Closing arguments came shortly after the defense rested its case without calling Hunter Biden to the witness stand. He smiled as he chatted with members of his defense team and flashed a thumbs-up to one of his supporters in the gallery after the final witness — an FBI agent called by prosecutors in their rebuttal case.

The first lady, the president’s brother James and other family members sat in the first row of the Wilmington, Delaware, courtroom. At one point, Hunter Biden leaned over a railing to whisper in his mother’s ear. She has sat through most of the trial, missing only one day last week to attend D-Day anniversary events with the president in France.

Charges and Potential Consequences

Hunter Biden has pleaded not guilty to three felony charges stemming from the October 2018 purchase of a gun he had for about 11 days. He has accused the Justice Department of bending to political pressure from former President Donald Trump and other Republicans to bring the gun case and separate tax charges after a deal with prosecutors fell apart last year.

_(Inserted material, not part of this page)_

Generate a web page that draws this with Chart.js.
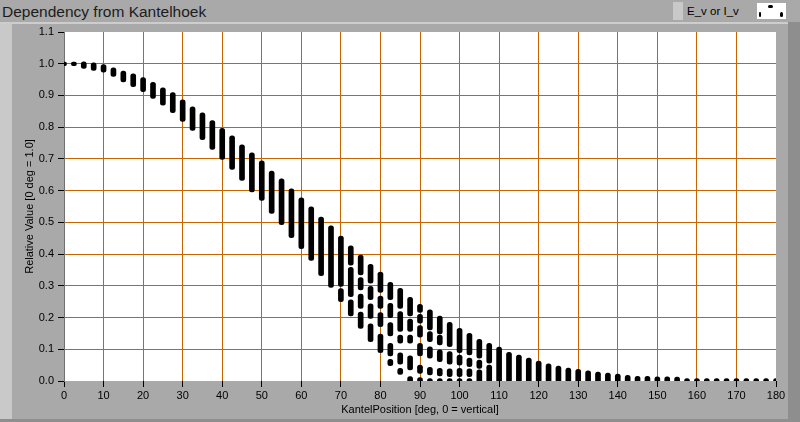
<!DOCTYPE html>
<html>
<head>
<meta charset="utf-8">
<script src="https://cdn.jsdelivr.net/npm/chart.js@4"></script>
<style>
  body { margin: 0; width: 800px; height: 422px; overflow: hidden; background: #a9a9a9; position: relative; font-family: "Liberation Sans", Arial, sans-serif; }
  .abs { position: absolute; }
  #title { left: 2px; top: 3px; font-size: 15.5px; line-height: 18px; color: #1c1c1c; white-space: nowrap; }
  #leftStrip { left: 0; top: 22px; width: 12px; height: 400px; background: #c9c9c9; }
  #topStrip { left: 0; top: 22px; width: 788px; height: 2px; background: #cdcdcd; }
  #rightStrip { left: 788px; top: 22px; width: 12px; height: 400px; background: #8e8e8e; }
  #bottomStrip { left: 0; top: 419px; width: 800px; height: 3px; background: #8e8e8e; }
  #legend { left: 673px; top: 2px; width: 104px; height: 18px; background: #a9a9a9; border-left: 10px solid #c9c9c9; }
  #legendText { left: 687px; top: 5px; font-size: 11.5px; line-height: 13px; color: #000; white-space: nowrap; }
  #legendBox { left: 757px; top: 3px; width: 29px; height: 16px; background: #fff; }
  .dot { position: absolute; background: #000; border-radius: 2px; }
  #wrap { left: 0; top: 0; width: 800px; height: 422px; }
</style>
</head>
<body>
<div class="abs" id="leftStrip"></div>
<div class="abs" id="topStrip"></div>
<div class="abs" id="rightStrip"></div>
<div class="abs" id="bottomStrip"></div>
<div class="abs" id="title">Dependency from Kantelhoek</div>
<div class="abs" id="legend"></div>
<div class="abs" id="legendText">E_v or I_v</div>
<div class="abs" id="legendBox"></div>
<div class="dot" style="left:768px;top:5px;width:5px;height:3px"></div>
<div class="dot" style="left:759px;top:12px;width:2px;height:5px"></div>
<div class="dot" style="left:780px;top:12px;width:3px;height:5px"></div>
<div class="abs" id="wrap"><canvas id="chart" width="800" height="422"></canvas></div>
<script>
// tilt angles (deg), one column of measured dots each
const angles = [0, 2.5, 5, 7.5, 10, 12.5, 15, 17.5, 20, 22.5, 25, 27.5, 30, 32.5, 35, 37.5, 40, 42.5, 45, 47.5,
  50, 52.5, 55, 57.5, 60, 62.5, 65, 67.5, 70, 72.5, 75, 77.5, 80, 82.5, 85, 87.5, 90, 92.5, 95, 97.5,
  100, 102.5, 105, 107.5, 110, 112.5, 115, 117.5, 120, 122.5, 125, 127.5, 130, 132.5, 135, 137.5, 140, 142.5, 145, 147.5,
  150, 152.5, 155, 157.5, 160, 162.5, 165, 167.5, 170, 172.5, 175, 177.5, 180];

// each column is a stack of dots; runs of touching dots kept as [top, bottom]
// seg1 = upper run, seg2..seg6 = runs that split off below it at larger angles
const seg1 = [
  [1.005, 0.994], [1.005, 0.994], [1.006, 0.985], [1.003, 0.979], [0.997, 0.973], [0.987, 0.960], [0.977, 0.943], [0.968, 0.928],
  [0.956, 0.912], [0.941, 0.891], [0.924, 0.869], [0.909, 0.846], [0.886, 0.818], [0.864, 0.790], [0.845, 0.761], [0.821, 0.730],
  [0.796, 0.698], [0.773, 0.667], [0.744, 0.632], [0.719, 0.596], [0.694, 0.569], [0.662, 0.528], [0.637, 0.493], [0.606, 0.452],
  [0.577, 0.417], [0.549, 0.380], [0.517, 0.332], [0.489, 0.295], [0.457, 0.298], [0.426, 0.365], [0.397, 0.334], [0.368, 0.308],
  [0.343, 0.279], [0.311, 0.256], [0.292, 0.229], [0.264, 0.205], [0.242, 0.216], [0.224, 0.161], [0.205, 0.148], [0.185, 0.108],
  [0.166, 0.089], [0.150, 0.082], [0.131, 0.072], [0.119, 0.056], [0.107, -0.008], [0.090, -0.008], [0.082, -0.008], [0.072, -0.008],
  [0.063, -0.008], [0.054, -0.008], [0.047, -0.008], [0.041, -0.008], [0.037, -0.008], [0.032, -0.008], [0.028, -0.008], [0.025, -0.008],
  [0.022, -0.008], [0.018, -0.008], [0.015, -0.008], [0.015, -0.008], [0.013, -0.008], [0.013, -0.008], [0.012, -0.008], [0.008, -0.008],
  [0.008, -0.008], [0.008, -0.008], [0.008, -0.008], [0.008, -0.008], [0.008, -0.008], [0.008, -0.008], [0.008, -0.008], [0.008, -0.008],
  [0.008, -0.008]
];
const seg2 = [
  null, null, null, null, null, null, null, null, null, null, null, null, null, null, null, null,
  null, null, null, null, null, null, null, null, null, null, null, null,
  [0.291, 0.250], [0.358, 0.266], [0.326, 0.287], [0.298, 0.256], [0.268, 0.229], [0.245, 0.200], [0.219, 0.156], [0.195, 0.156],
  [0.210, 0.182], [0.156, 0.124], [0.145, 0.114], [0.093, 0.053], [0.082, 0.050], [0.072, 0.045], [0.066, 0.040], [0.050, -0.008]
];
const seg3 = [
  null, null, null, null, null, null, null, null, null, null, null, null, null, null, null, null,
  null, null, null, null, null, null, null, null, null, null, null, null, null,
  [0.256, 0.205], [0.274, 0.229], [0.243, 0.197], [0.216, 0.171], [0.184, 0.142], [0.145, 0.119], [0.145, 0.119],
  [0.175, 0.138], [0.108, 0.072], [0.098, 0.061], [0.038, 0.014], [0.040, 0.014], [0.038, 0.014], [0.035, -0.008]
];
const seg4 = [
  null, null, null, null, null, null, null, null, null, null, null, null, null, null, null, null,
  null, null, null, null, null, null, null, null, null, null, null, null, null, null,
  [0.217, 0.166], [0.180, 0.124], [0.148, 0.089], [0.119, 0.079], [0.089, 0.053], [0.079, 0.035],
  [0.119, 0.079], [0.043, 0.019], [0.040, 0.016], [0.008, -0.008], [0.008, -0.008], [0.008, -0.008]
];
const seg5 = [
  null, null, null, null, null, null, null, null, null, null, null, null, null, null, null, null,
  null, null, null, null, null, null, null, null, null, null, null, null, null, null, null, null, null,
  [0.068, 0.048], [0.040, 0.021], [0.014, -0.008], [0.050, 0.024], [0.008, -0.008], [0.008, -0.008]
];
const seg6 = [
  null, null, null, null, null, null, null, null, null, null, null, null, null, null, null, null,
  null, null, null, null, null, null, null, null, null, null, null, null, null, null, null, null, null, null, null, null,
  [0.011, -0.008]
];

const xTicks = { min: 0, max: 180, step: 10 };
const yTicks = { min: 0, max: 1.1, step: 0.1 };

const ORANGE = "#c86400";

function toPoints(seg) {
  const out = [];
  seg.forEach((s, i) => { if (s) out.push({ x: angles[i], y: [s[1], s[0]] }); });
  return out;
}

// no grid line on the outer edges of the plot
function gridColor(lim) {
  return ctx => {
    const v = ctx.tick ? ctx.tick.value : null;
    return (v !== null && (Math.abs(v - lim.min) < 1e-6 || Math.abs(v - lim.max) < 1e-6)) ? "rgba(0,0,0,0)" : ORANGE;
  };
}

const plotBg = {
  id: "plotBg",
  beforeDraw(chart) {
    const { ctx, chartArea: a } = chart;
    ctx.save();
    ctx.fillStyle = "#fff";
    ctx.fillRect(a.left, a.top, a.right - a.left, a.bottom - a.top);
    ctx.restore();
  }
};

const datasets = [seg1, seg2, seg3, seg4, seg5, seg6].map((seg, i) => ({
  label: "E_v or I_v " + (i + 1),
  data: toPoints(seg),
  backgroundColor: "#000",
  barThickness: 5,
  borderRadius: 3,
  borderSkipped: false,
  grouped: false,
  clip: 0
}));

new Chart(document.getElementById("chart"), {
  type: "bar",
  data: { datasets: datasets },
  plugins: [plotBg],
  options: {
    responsive: false,
    animation: false,
    layout: { padding: { top: 32, right: 24, left: 0, bottom: 0 } },
    plugins: { legend: { display: false }, tooltip: { enabled: false } },
    scales: {
      x: {
        type: "linear",
        offset: false,
        min: xTicks.min,
        max: xTicks.max,
        afterFit: s => { s.height = 41; },
        grid: { color: gridColor(xTicks), offset: false, tickLength: 6, tickColor: "#000" },
        border: { display: false },
        ticks: { stepSize: xTicks.step, padding: 2, color: "#000", font: { family: "Liberation Sans", size: 11 }, maxRotation: 0 },
        title: { display: true, text: "KantelPosition [deg, 0 = vertical]", color: "#000",
          font: { family: "Liberation Sans", size: 11 }, padding: { top: 0, bottom: 5 } }
      },
      y: {
        min: yTicks.min,
        max: yTicks.max,
        afterFit: s => { s.width = 64; },
        grid: { color: gridColor(yTicks), tickLength: 6, tickColor: "#000" },
        border: { color: "#707070" },
        ticks: { stepSize: yTicks.step, padding: 4, color: "#000", font: { family: "Liberation Sans", size: 11 },
          callback: v => v.toFixed(1) },
        title: { display: true, text: "Relative Value [0 deg = 1.0]", color: "#000",
          font: { family: "Liberation Sans", size: 11 }, padding: { top: 23, bottom: 0 } }
      }
    }
  }
});
</script>
</body>
</html>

The case has put a spotlight on a turbulent time in Hunter Biden’s life after the death of his brother, Beau, in 2015.

Jurors have heard emotional testimony from Hunter Biden’s former romantic partners and read personal text messages. They’ve seen photos of him holding a crack pipe and partly clothed, and video from his phone of crack cocaine weighed on a scale.

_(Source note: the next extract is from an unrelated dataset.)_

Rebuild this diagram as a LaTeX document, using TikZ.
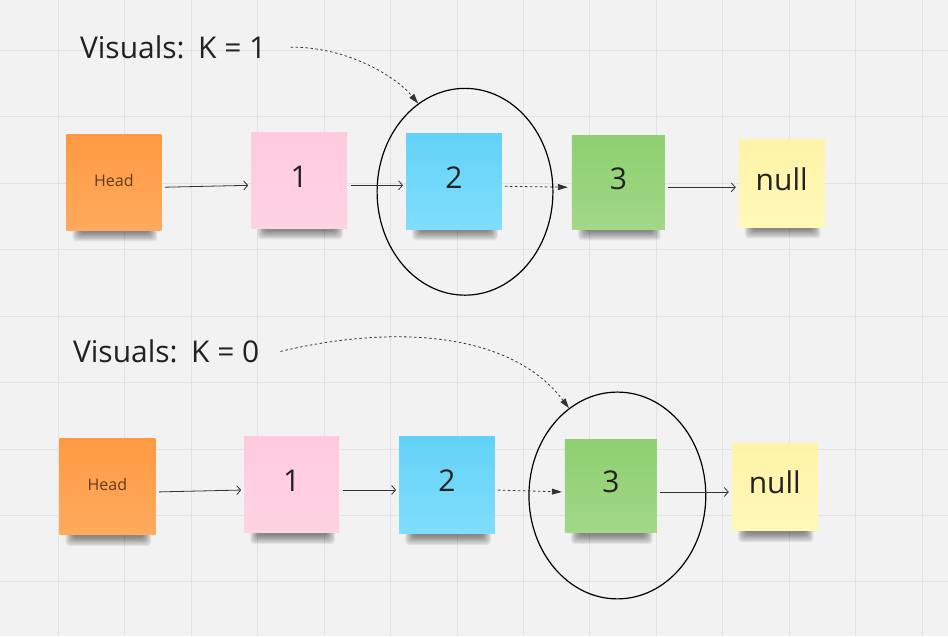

His ex-wife and two former girlfriends testified for prosecutors about his habitual crack use and their failed efforts to help him get clean. One woman, who met Hunter Biden in 2017 at a strip club where she worked, described him smoking crack every 20 minutes or so while she stayed with him at a hotel.

Jurors have heard him describe at length his descent into addiction through audio excerpts played in court of his 2021 memoir, “Beautiful Things.” The book, written after he got sober, covers the period he had the gun but doesn’t mention it specifically.

A key witness for prosecutors was Beau’s widow, Hallie, who had a brief, troubled relationship with Hunter after his brother died of brain cancer. She found the unloaded gun in Hunter’s truck on Oct. 23, 2018, panicked and tossed it into a garbage can at a grocery store in Wilmington, where a man inadvertently fished it out of the trash.

From the time Hunter returned to Delaware from a 2018 trip to California until she threw his gun away, she did not see him using drugs, Hallie told jurors. That time period included the day he bought the weapon. But jurors also saw text messages Hunter sent to Hallie in October 2018 saying he was waiting for a dealer and smoking crack. The first message was sent the day after he bought the gun. The second was sent the following day.

Joe Biden said last week that he would accept the jury’s verdict and has ruled out a presidential pardon for his son. After flying back from France, the president was at his home in Wilmington for the day and was expected in Washington in the evening for a Juneteenth concert. He was scheduled to travel to Italy later this week for the Group of Seven leaders conference.

Last summer, it looked as if Hunter Biden would avoid prosecution in the gun case altogether, but a deal with prosecutors imploded after the judge, who was nominated to the bench by Trump, raised concerns about it. Hunter Biden was subsequently indicted on three felony gun charges. He also faces a trial scheduled for September on felony charges alleging he failed to pay at least $1.4 million in taxes over four years.

If convicted in the gun case, he faces up to 25 years in prison, though first-time offenders do not get anywhere near the maximum, and it’s unclear whether the judge would give him time behind bars.